Entries taken from a collection:
——————
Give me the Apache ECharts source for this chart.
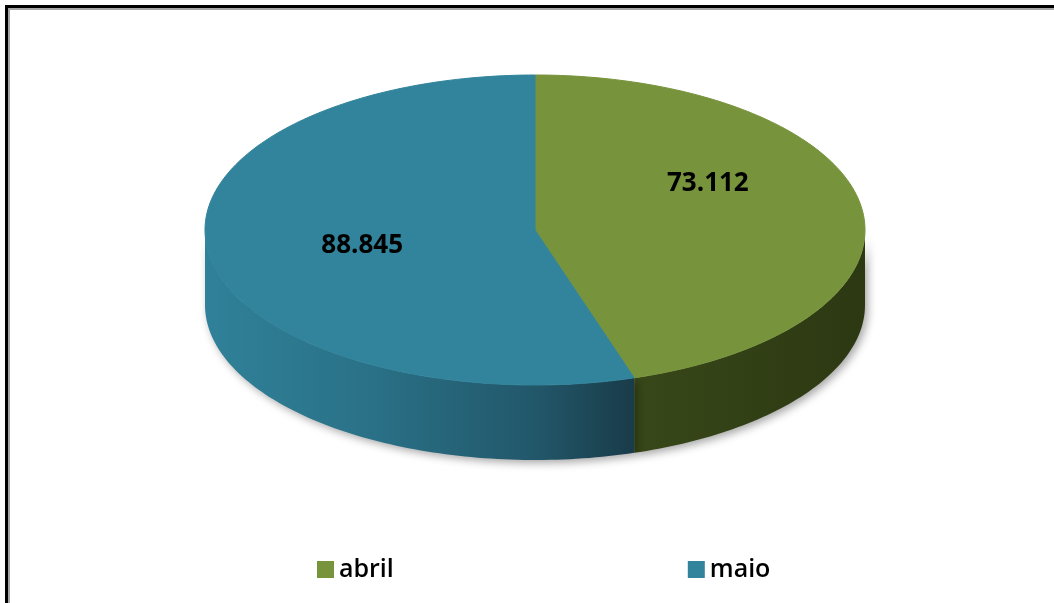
<!DOCTYPE html>
<html>
<head>
<meta charset="utf-8">
<script src="https://cdn.jsdelivr.net/npm/echarts@6/dist/echarts.min.js"></script>
<style>
  html, body { margin: 0; padding: 0; background: #fff; }
  #chart { width: 1054px; height: 603px; }
</style>
</head>
<body>
<div id="chart"></div>
<script>
// dados
const categories = ['abril', 'maio'];
const values = [73.112, 88.845];

// estilo
const topColors = ['#77933c', '#31849b'];
const sideStops = [
  [[0, '#3a4a1a'], [0.6, '#3a4a1a'], [1, '#2c3812']],
  [[0, '#2f8199'], [0.25, '#2a7187'], [0.5, '#22576a'], [0.67, '#183845'], [1, '#183845']]
];
const labelDy = [-34, 3];

const cx = 535, cy = 230, rx = 330, ry = 155, depth = 75;
const total = values.reduce((a, b) => a + b, 0);

function pt(t, dy) {
  return [cx + rx * Math.sin(t), cy - ry * Math.cos(t) + (dy || 0)];
}
function arc(a0, a1, dy) {
  const pts = [];
  const n = Math.max(2, Math.ceil((a1 - a0) / 0.02));
  for (let k = 0; k <= n; k++) pts.push(pt(a0 + (a1 - a0) * k / n, dy));
  return pts;
}

function makeRender(i) {
  return function (params, api) {
    let before = 0;
    for (let k = 0; k < i; k++) before += values[k];
    const a0 = before / total * Math.PI * 2;
    const a1 = a0 + api.value(0) / total * Math.PI * 2;
    const children = [];

    // lateral (parte da frente)
    const s0 = Math.max(a0, Math.PI / 2), s1 = Math.min(a1, Math.PI * 1.5);
    if (s1 > s0) {
      const topArc = arc(s0, s1, 0);
      const botArc = arc(s0, s1, depth).reverse();
      children.push({
        type: 'polygon',
        z2: 1,
        shape: { points: topArc.concat(botArc) },
        style: {
          fill: {
            type: 'linear', x: cx - rx, y: 0, x2: cx + rx, y2: 0, global: true,
            colorStops: sideStops[i].map(s => ({ offset: s[0], color: s[1] }))
          },
          shadowBlur: 8, shadowColor: 'rgba(0,0,0,0.35)', shadowOffsetX: 3, shadowOffsetY: 3
        }
      });
    }

    // topo
    children.push({
      type: 'polygon',
      z2: 5,
      shape: { points: [[cx, cy]].concat(arc(a0, a1, 0)) },
      style: { fill: topColors[i], stroke: topColors[i], lineWidth: 1 }
    });

    // rótulo
    const mid = (a0 + a1) / 2;
    const lp = pt(mid);
    children.push({
      type: 'text',
      z2: 10,
      x: cx + (lp[0] - cx) * 0.53,
      y: cy + (lp[1] - cy) * 0.53 + labelDy[i],
      style: {
        text: api.value(0).toFixed(3),
        fill: '#000',
        font: 'bold 26px "Open Sans"',
        align: 'center',
        verticalAlign: 'middle'
      }
    });
    return { type: 'group', children: children };
  };
}

const chart = echarts.init(document.getElementById('chart'));
chart.setOption({
  animation: false,
  backgroundColor: '#fff',
  legend: {
    data: categories,
    left: 312,
    top: 552,
    itemGap: 294,
    itemWidth: 17,
    itemHeight: 17,
    icon: 'rect',
    selectedMode: false,
    textStyle: { fontSize: 25, fontWeight: 600, fontFamily: 'Open Sans', color: '#000' }
  },
  graphic: [
    { type: 'rect', shape: { x: 5, y: 5, width: 1049, height: 3 }, style: { fill: '#000' } },
    { type: 'rect', shape: { x: 8, y: 8, width: 1046, height: 2 }, style: { fill: '#a6a6a6' } },
    { type: 'rect', shape: { x: 5, y: 5, width: 3, height: 598 }, style: { fill: '#000' } },
    { type: 'rect', shape: { x: 8, y: 8, width: 2, height: 595 }, style: { fill: '#a6a6a6' } }
  ],
  series: categories.map((name, i) => ({
    type: 'custom',
    name: name,
    coordinateSystem: 'none',
    itemStyle: { color: topColors[i] },
    data: [[values[i]]],
    renderItem: makeRender(i)
  }))
});
window.addEventListener('resize', function () { chart.resize(); });
</script>
</body>
</html>
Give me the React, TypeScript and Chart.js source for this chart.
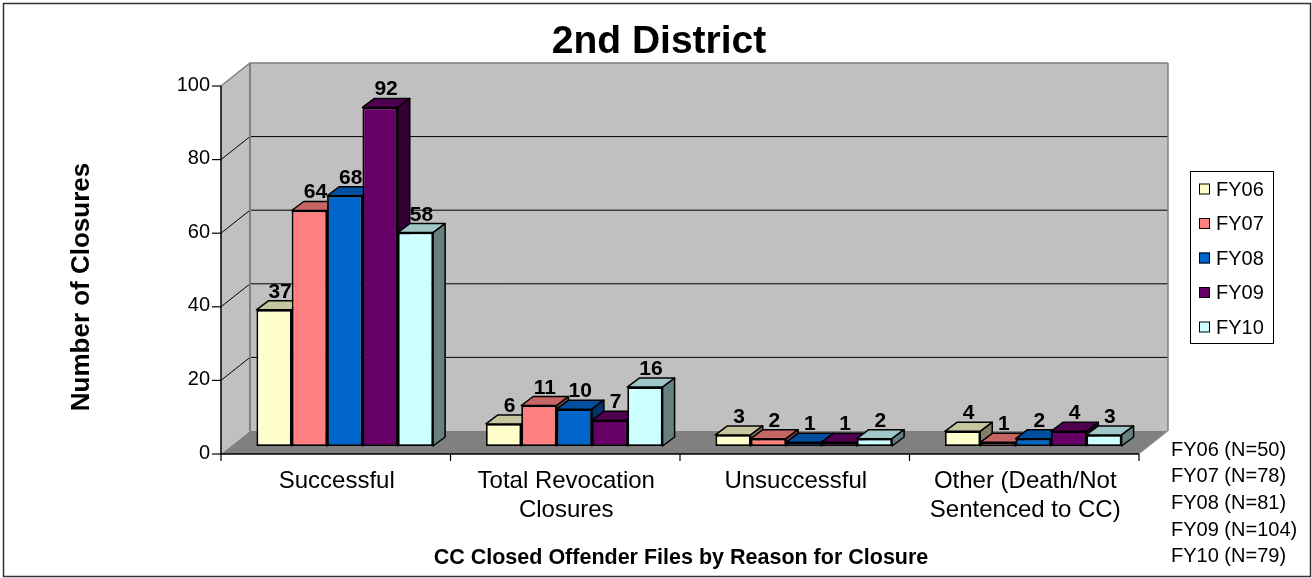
——————
## Exercise instructions
Exclude the pictures. Write out the remaining data exactly.

## Task response
Give me the Apache ECharts source for this chart.
<!DOCTYPE html>
<html>
<head>
<meta charset="utf-8">
<script src="https://cdn.jsdelivr.net/npm/echarts@6/dist/echarts.min.js"></script>
<style>
  html, body { margin: 0; padding: 0; background: #fff; }
  #chart { width: 1054px; height: 603px; }
</style>
</head>
<body>
<div id="chart"></div>
<script>
// dados
const categories = ['abril', 'maio'];
const values = [73.112, 88.845];

// estilo
const topColors = ['#77933c', '#31849b'];
const sideStops = [
  [[0, '#3a4a1a'], [0.6, '#3a4a1a'], [1, '#2c3812']],
  [[0, '#2f8199'], [0.25, '#2a7187'], [0.5, '#22576a'], [0.67, '#183845'], [1, '#183845']]
];
const labelDy = [-34, 3];

const cx = 535, cy = 230, rx = 330, ry = 155, depth = 75;
const total = values.reduce((a, b) => a + b, 0);

function pt(t, dy) {
  return [cx + rx * Math.sin(t), cy - ry * Math.cos(t) + (dy || 0)];
}
function arc(a0, a1, dy) {
  const pts = [];
  const n = Math.max(2, Math.ceil((a1 - a0) / 0.02));
  for (let k = 0; k <= n; k++) pts.push(pt(a0 + (a1 - a0) * k / n, dy));
  return pts;
}

function makeRender(i) {
  return function (params, api) {
    let before = 0;
    for (let k = 0; k < i; k++) before += values[k];
    const a0 = before / total * Math.PI * 2;
    const a1 = a0 + api.value(0) / total * Math.PI * 2;
    const children = [];

    // lateral (parte da frente)
    const s0 = Math.max(a0, Math.PI / 2), s1 = Math.min(a1, Math.PI * 1.5);
    if (s1 > s0) {
      const topArc = arc(s0, s1, 0);
      const botArc = arc(s0, s1, depth).reverse();
      children.push({
        type: 'polygon',
        z2: 1,
        shape: { points: topArc.concat(botArc) },
        style: {
          fill: {
            type: 'linear', x: cx - rx, y: 0, x2: cx + rx, y2: 0, global: true,
            colorStops: sideStops[i].map(s => ({ offset: s[0], color: s[1] }))
          },
          shadowBlur: 8, shadowColor: 'rgba(0,0,0,0.35)', shadowOffsetX: 3, shadowOffsetY: 3
        }
      });
    }

    // topo
    children.push({
      type: 'polygon',
      z2: 5,
      shape: { points: [[cx, cy]].concat(arc(a0, a1, 0)) },
      style: { fill: topColors[i], stroke: topColors[i], lineWidth: 1 }
    });

    // rótulo
    const mid = (a0 + a1) / 2;
    const lp = pt(mid);
    children.push({
      type: 'text',
      z2: 10,
      x: cx + (lp[0] - cx) * 0.53,
      y: cy + (lp[1] - cy) * 0.53 + labelDy[i],
      style: {
        text: api.value(0).toFixed(3),
        fill: '#000',
        font: 'bold 26px "Open Sans"',
        align: 'center',
        verticalAlign: 'middle'
      }
    });
    return { type: 'group', children: children };
  };
}

const chart = echarts.init(document.getElementById('chart'));
chart.setOption({
  animation: false,
  backgroundColor: '#fff',
  legend: {
    data: categories,
    left: 312,
    top: 552,
    itemGap: 294,
    itemWidth: 17,
    itemHeight: 17,
    icon: 'rect',
    selectedMode: false,
    textStyle: { fontSize: 25, fontWeight: 600, fontFamily: 'Open Sans', color: '#000' }
  },
  graphic: [
    { type: 'rect', shape: { x: 5, y: 5, width: 1049, height: 3 }, style: { fill: '#000' } },
    { type: 'rect', shape: { x: 8, y: 8, width: 1046, height: 2 }, style: { fill: '#a6a6a6' } },
    { type: 'rect', shape: { x: 5, y: 5, width: 3, height: 598 }, style: { fill: '#000' } },
    { type: 'rect', shape: { x: 8, y: 8, width: 2, height: 595 }, style: { fill: '#a6a6a6' } }
  ],
  series: categories.map((name, i) => ({
    type: 'custom',
    name: name,
    coordinateSystem: 'none',
    itemStyle: { color: topColors[i] },
    data: [[values[i]]],
    renderItem: makeRender(i)
  }))
});
window.addEventListener('resize', function () { chart.resize(); });
</script>
</body>
</html>
Give me the React, TypeScript and Chart.js source for this chart.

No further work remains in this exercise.